Tantos verdes diferentes e juntos. As azáleas estão todas em flor. Que beleza! Estamos no Miradouro do Pico do Ferro, à beira da margem norte da cratera das Furnas, em São Miguel. A lagoa e o vale aninham-se nos bordos íngremes da imensa cratera, cobertos de abundante vegetação nativa. Concha dentro da ilha. Já estivemos aqui dezenas de vezes e é sempre o mesmo deslumbramento. Numa cota superior ao vale, a lagoa, como que suspensa, espelha o céu, a vegetação e, no silêncio profundo deste mundo visto de cima, tudo é simplesmente belo e há uma paz indescritível. Há que guardar estes momentos para sempre no fundo de nós para que os possamos reviver vezes sem conta. As furnas, caldeiras vulcânicas de água fervente, fumegam do chão eternamente, emprestando ao sítio uma encantada neblina. Adivinha-se o cheiro a enxofre e apetece o tradicional cozido à portuguesa preparado nas entranhas da terra com o calor do vulcão. Retalhos de pastagens lisas com sebes de hortênsias entremeiam com matas e pomares, por onde ondeiam pequenos rios e riachos, uns de águas frias, outros de águas quentes, com trutas e enguias.

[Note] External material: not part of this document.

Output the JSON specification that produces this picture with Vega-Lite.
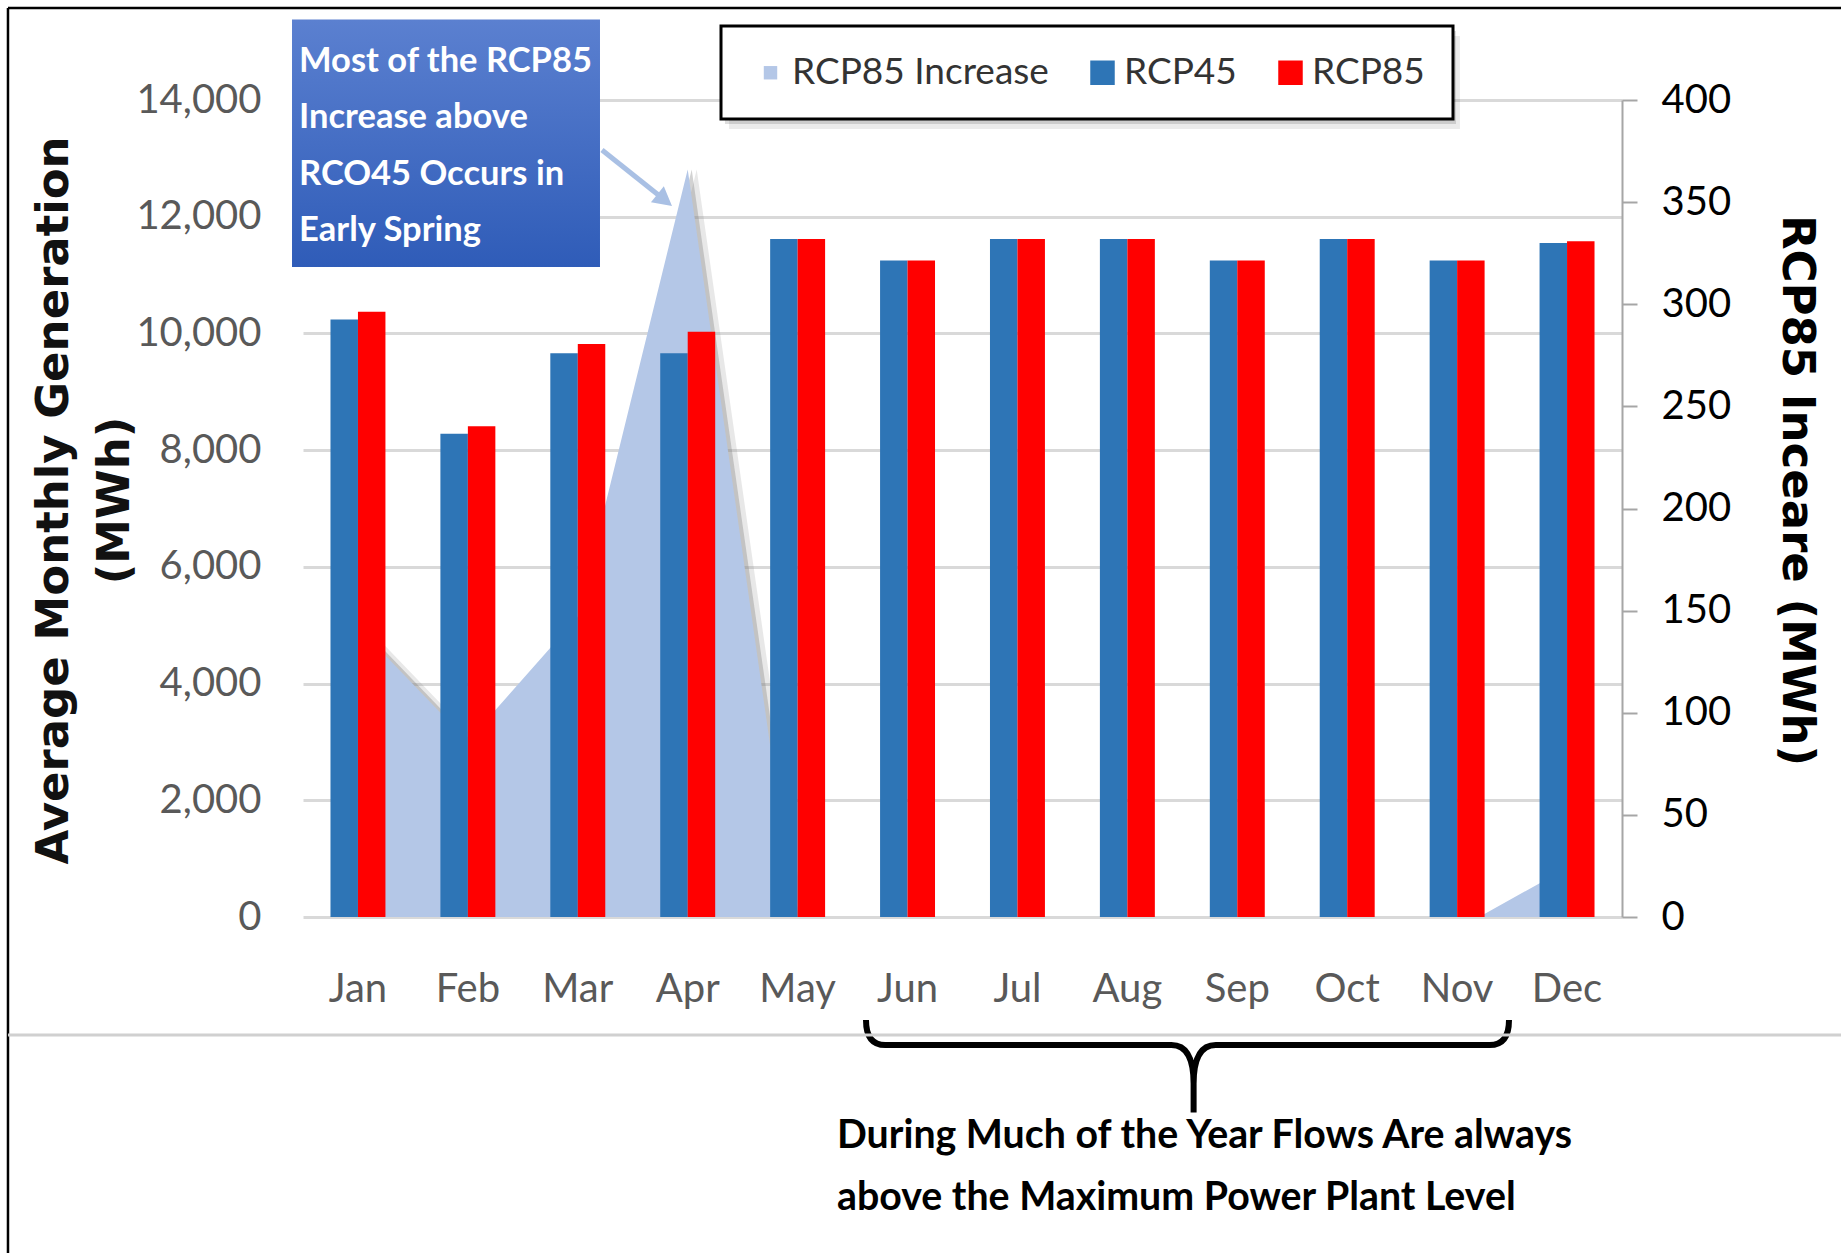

Minúsculas casinhas brancas correm as ruas estreitas da aldeia do vale ou agrupam-se no conforto de largos com coretos, açucareiros ou igrejas … e todos os caminhos vão dar ao Parque Terra Nostra, um jardim botânico existente desde 1780, quando o sortudo Cônsul dos Estados Unidos da América nos Açores quis erigir ali a sua residência de verão. Daqui vemo-lo como uma ilha arborizada que sobressai na paisagem, albergando centenas de géneros de camélias e a maior coleção de cicas da Europa. As minhas preferidas são as sequoias, que vão lentamente tomando as alturas. No coração deste parque está a enorme piscina de água férrea, para deleite dos banhistas. Pessoalmente, prefiro lá ir nas noites de inverno quando posso sentir o contraste das águas quentes com o ar frio da noite. Que delícia flutuar sobre as águas e vislumbrar, entre as araucárias, o brilho distante das estrelas.
As flores polvilham todo o cenário, anunciando a Primavera, que, aqui, é a estação por excelência.
Comigo, tenho uma das minhas filhas. Nasceu a 22 de Março. Chamei-lhe Alexandra, mas apeteceu-me dar-lhe o nome de Primavera. Confesso-lhe esta velha intenção, distraindo-a da contemplação. Diz que não me perdoaria e que eventualmente mudaria de nome pela sua estranheza. Compreendo-a. Rimos.

Do cenário desprende-se um cheiro fortíssimo a mato e a água. Nesta altura do ano, há um perfume intenso que predomina sobre todos os outros. É certamente de uma flor selvagem, mas qual? Serve como um feitiço para atrair pássaros. Há muita vida a fervilhar em cada árvore e em cada arbusto: o tentilhão, o santo antoninho, as lavandeiras,
os toutos, os melros pretos, o priolo, os canários da terra – esses já muito escassos por força dos ataques dos pardais parasitários, que são muitos.
Pusemo-nos no carro. Descemos para almoçar num dos restaurantes do vale, dar um passeio pela aldeia, ou pelo parque, beber água das múltiplas fontes de águas termais que brotam nos caminhos, tomar um banho nas piscinas de água férrea. Há lá nada melhor do que isto!